Domestic Workers Are Being Abused, and Need An International Labor Movement

Demographics regarding domestic workers are nebulous by definition. However, they’re vital to providing protections of those involved with such intimate work with no real employer accountability. 

But new information about the demographics of domestic workers reveal the benefits of approaching domestic workers rights’ from an international perspective.  As Bryce Covert at The Nation reports, “If all domestic workers worked in one country, this country would be the tenth- largest employer worldwide.”  The United States’ labor movement should heed this statistic, and expand its scope internationally in order to create a stronger labor movement and advocate for those whose working rights are denied.

Many of the women who serve as domestic workers internationally are migrants, seeking employment in other countries where the pay might be better, in spite of the lack of protections and support systems available in another country.  These numbers are based on a conservative estimate of the number of domestic workers in the world, only accounting for measurable data.  If this information is any indicator, domestic workers have the potential for incredible power in spite of the poor conditions where they often work. 

Internationally, domestic workers are a significant demographic:  can they translate their large numbers into power and representation?  Many domestic workers face incredible abuse and marginalization.  Saudi Arabia draws many domestic workers, but because of its lack of regulations and innumerable stories of abuse, travel for work to Saudi Arabia has been banned by nations like Indonesia.  However, the draw of greater pay is alluring for domestic workers (which might be why Indonesia’s ban was lifted a few days ago, due to ineffectiveness and the advantages of negotiation), and in spite of the abuse, domestic workers continue to migrate in order to work.  In 2011, the International Labor Caucus adopted the Domestic Workers Convention, which established labor standards for all domestic workers around the world for the first time.  Of course, passing a convention is much easier than enforcing a convention, and organizing domestic workers, who already face so many day-to-day challenges, is an arduous task. 
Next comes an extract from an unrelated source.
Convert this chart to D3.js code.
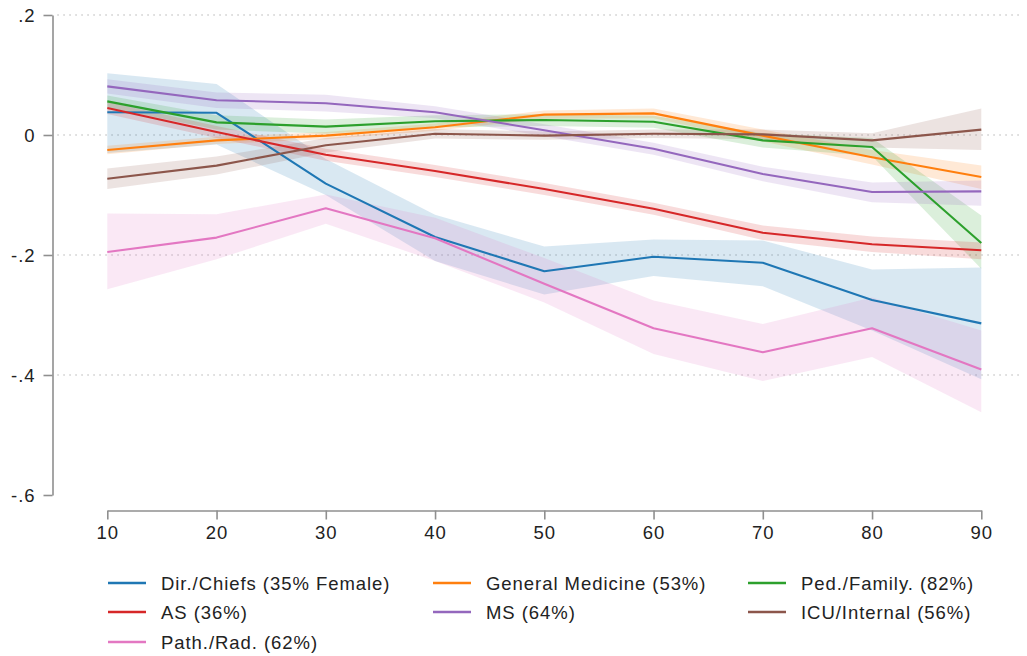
<!DOCTYPE html>
<html>
<head>
<meta charset="utf-8">
<script src="https://cdn.jsdelivr.net/npm/d3@7"></script>
<style>
  html, body { margin: 0; padding: 0; background: #fff; }
  svg { display: block; }
  text { font-family: "Liberation Sans", Arial, sans-serif; fill: #222; }
</style>
</head>
<body>
<svg id="chart" width="1027" height="656"></svg>
<script>
// Percentile bins on the x axis
const percentiles = [10, 20, 30, 40, 50, 60, 70, 80, 90];

// Axis tick values and their printed labels
const yTickValues = [0.2, 0, -0.2, -0.4, -0.6];
const yTickLabels = [".2", "0", "-.2", "-.4", "-.6"];
const xTickValues = [10, 20, 30, 40, 50, 60, 70, 80, 90];
const xTickLabels = ["10", "20", "30", "40", "50", "60", "70", "80", "90"];

// Series names
const seriesNames = [
  "Dir./Chiefs (35% Female)",
  "General Medicine (53%)",
  "Ped./Family. (82%)",
  "AS (36%)",
  "MS (64%)",
  "ICU/Internal (56%)",
  "Path./Rad. (62%)"
];

// Point estimates and confidence bounds per series
const dirChiefs     = [0.038, 0.037, -0.081, -0.170, -0.227, -0.203, -0.213, -0.275, -0.314];
const dirChiefsLo   = [-0.030, -0.016, -0.100, -0.210, -0.266, -0.235, -0.252, -0.326, -0.407];
const dirChiefsHi   = [0.103, 0.085, -0.040, -0.133, -0.186, -0.174, -0.176, -0.224, -0.221];

const genMed        = [-0.025, -0.009, -0.001, 0.013, 0.034, 0.036, -0.001, -0.037, -0.070];
const genMedLo      = [-0.032, -0.015, -0.007, 0.007, 0.027, 0.028, -0.011, -0.049, -0.090];
const genMedHi      = [-0.018, -0.003, 0.005, 0.019, 0.041, 0.044, 0.009, -0.025, -0.051];

const pedFamily     = [0.056, 0.021, 0.014, 0.023, 0.025, 0.022, -0.009, -0.020, -0.180];
const pedFamilyLo   = [0.046, 0.009, 0.002, 0.013, 0.015, 0.012, -0.021, -0.035, -0.223];
const pedFamilyHi   = [0.066, 0.033, 0.026, 0.033, 0.035, 0.032, 0.003, -0.005, -0.134];

const asGroup       = [0.045, 0.005, -0.033, -0.060, -0.090, -0.123, -0.163, -0.182, -0.192];
const asGroupLo     = [0.035, -0.005, -0.043, -0.070, -0.100, -0.133, -0.175, -0.195, -0.207];
const asGroupHi     = [0.055, 0.015, -0.023, -0.050, -0.080, -0.113, -0.151, -0.169, -0.179];

const msGroup       = [0.081, 0.058, 0.053, 0.038, 0.008, -0.023, -0.065, -0.095, -0.094];
const msGroupLo     = [0.069, 0.045, 0.039, 0.028, -0.002, -0.033, -0.077, -0.112, -0.118];
const msGroupHi     = [0.093, 0.071, 0.067, 0.048, 0.018, -0.013, -0.053, -0.079, -0.076];

const icuInternal   = [-0.073, -0.051, -0.017, 0.002, -0.001, 0.002, 0.001, -0.009, 0.009];
const icuInternalLo = [-0.090, -0.066, -0.029, -0.006, -0.008, -0.005, -0.007, -0.021, -0.025];
const icuInternalHi = [-0.056, -0.036, -0.005, 0.010, 0.006, 0.009, 0.009, 0.003, 0.044];

const pathRad       = [-0.195, -0.171, -0.122, -0.172, -0.248, -0.322, -0.362, -0.322, -0.391];
const pathRadLo     = [-0.257, -0.207, -0.148, -0.210, -0.279, -0.365, -0.410, -0.370, -0.462];
const pathRadHi     = [-0.131, -0.132, -0.099, -0.138, -0.205, -0.276, -0.315, -0.271, -0.326];

const seriesColors = ["#1f77b4", "#ff7f0e", "#2ca02c", "#d62728", "#9467bd", "#8c564b", "#e377c2"];

const series = [
  { est: dirChiefs,   lo: dirChiefsLo,   hi: dirChiefsHi },
  { est: genMed,      lo: genMedLo,      hi: genMedHi },
  { est: pedFamily,   lo: pedFamilyLo,   hi: pedFamilyHi },
  { est: asGroup,     lo: asGroupLo,     hi: asGroupHi },
  { est: msGroup,     lo: msGroupLo,     hi: msGroupHi },
  { est: icuInternal, lo: icuInternalLo, hi: icuInternalHi },
  { est: pathRad,     lo: pathRadLo,     hi: pathRadHi }
].map((s, i) => ({
  name: seriesNames[i],
  color: seriesColors[i],
  points: percentiles.map((p, j) => ({ x: p, y: s.est[j], lo: s.lo[j], hi: s.hi[j] }))
}));

const svg = d3.select("#chart");

const x = d3.scaleLinear().domain([10, 90]).range([107.3, 981.3]);
const y = d3.scaleLinear().domain([-0.6, 0.2]).range([495, 15]);

const axisColor = "#8f8f8f";
const fontSize = "18.5px";
const letterSpacing = "0.95px";

// Dotted horizontal grid
svg.append("g")
  .selectAll("line")
  .data(yTickValues.filter(v => v > -0.6))
  .join("line")
  .attr("x1", 58).attr("x2", 1024)
  .attr("y1", d => y(d)).attr("y2", d => y(d))
  .attr("stroke", "#b4b4b4")
  .attr("stroke-width", 1.3)
  .attr("stroke-linecap", "round")
  .attr("stroke-dasharray", "0.1,5.9");

// Confidence bands
const band = d3.area()
  .x(d => x(d.x))
  .y0(d => y(d.lo))
  .y1(d => y(d.hi));

svg.append("g")
  .selectAll("path")
  .data(series)
  .join("path")
  .attr("d", d => band(d.points))
  .attr("fill", d => d.color)
  .attr("fill-opacity", 0.17)
  .attr("stroke", "none");

// Estimate lines
const line = d3.line()
  .x(d => x(d.x))
  .y(d => y(d.y));

svg.append("g")
  .selectAll("path")
  .data(series)
  .join("path")
  .attr("d", d => line(d.points))
  .attr("fill", "none")
  .attr("stroke", d => d.color)
  .attr("stroke-width", 2.1)
  .attr("stroke-linejoin", "round");

// Y axis
const yAxis = d3.axisLeft(y)
  .tickValues(yTickValues)
  .tickFormat((d, i) => yTickLabels[i])
  .tickSize(9)
  .tickSizeOuter(0)
  .tickPadding(8);

const gy = svg.append("g")
  .attr("transform", "translate(52.5,0)")
  .call(yAxis);
gy.select(".domain").attr("stroke", axisColor).attr("stroke-width", 1.6);
gy.selectAll(".tick line").attr("stroke", axisColor).attr("stroke-width", 1.6);
gy.selectAll(".tick text")
  .attr("fill", "#222")
  .style("font-family", '"Liberation Sans", Arial, sans-serif')
  .style("font-size", fontSize)
  .style("letter-spacing", letterSpacing)
  .attr("dy", "0.36em");

// X axis
const xAxis = d3.axisBottom(x)
  .tickValues(xTickValues)
  .tickFormat((d, i) => xTickLabels[i])
  .tickSize(9)
  .tickSizeOuter(0)
  .tickPadding(6);

const gx = svg.append("g")
  .attr("transform", "translate(0,510.5)")
  .call(xAxis);
gx.select(".domain").attr("stroke", axisColor).attr("stroke-width", 1.6);
gx.selectAll(".tick line").attr("stroke", axisColor).attr("stroke-width", 1.6);
gx.selectAll(".tick text")
  .attr("fill", "#222")
  .style("font-family", '"Liberation Sans", Arial, sans-serif')
  .style("font-size", fontSize)
  .style("letter-spacing", letterSpacing);

// Legend: three columns
const legendCols = [108, 433, 748];
const legendRows = [583, 612, 642];
const legend = svg.append("g");
series.forEach((s, i) => {
  const cx = legendCols[i % 3];
  const cy = legendRows[Math.floor(i / 3)];
  const g = legend.append("g").attr("transform", `translate(${cx},${cy})`);
  g.append("line")
    .attr("x1", 0).attr("x2", 38)
    .attr("y1", 0).attr("y2", 0)
    .attr("stroke", s.color)
    .attr("stroke-width", 2.6);
  g.append("text")
    .attr("x", 53)
    .attr("y", 0)
    .attr("dy", "0.36em")
    .style("font-size", fontSize)
    .style("letter-spacing", letterSpacing)
    .text(s.name);
});
</script>
</body>
</html>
As unions in the United States face increasing challenges from the right wing, acknowledgment of the struggle of domestic workers around the country may help bolster an international labor movement, empowering domestic workers around the world.  The new economy makes workers increasingly transient, across international borders as well as within nations, and subsequently labor alliances must form across the globe.  The power of domestic workers, and their allies in labor, varies dramatically by nation, and advocacy from those labor activists in the United States is crucial to ensuring the rights of domestic workers both domestically and abroad.  By recognizing the potential in the numbers of international domestic workers and organizing accordingly, unions in the United States would create stronger and more inclusive labor movement, and truly act in solidarity with those fighting for their same ideals.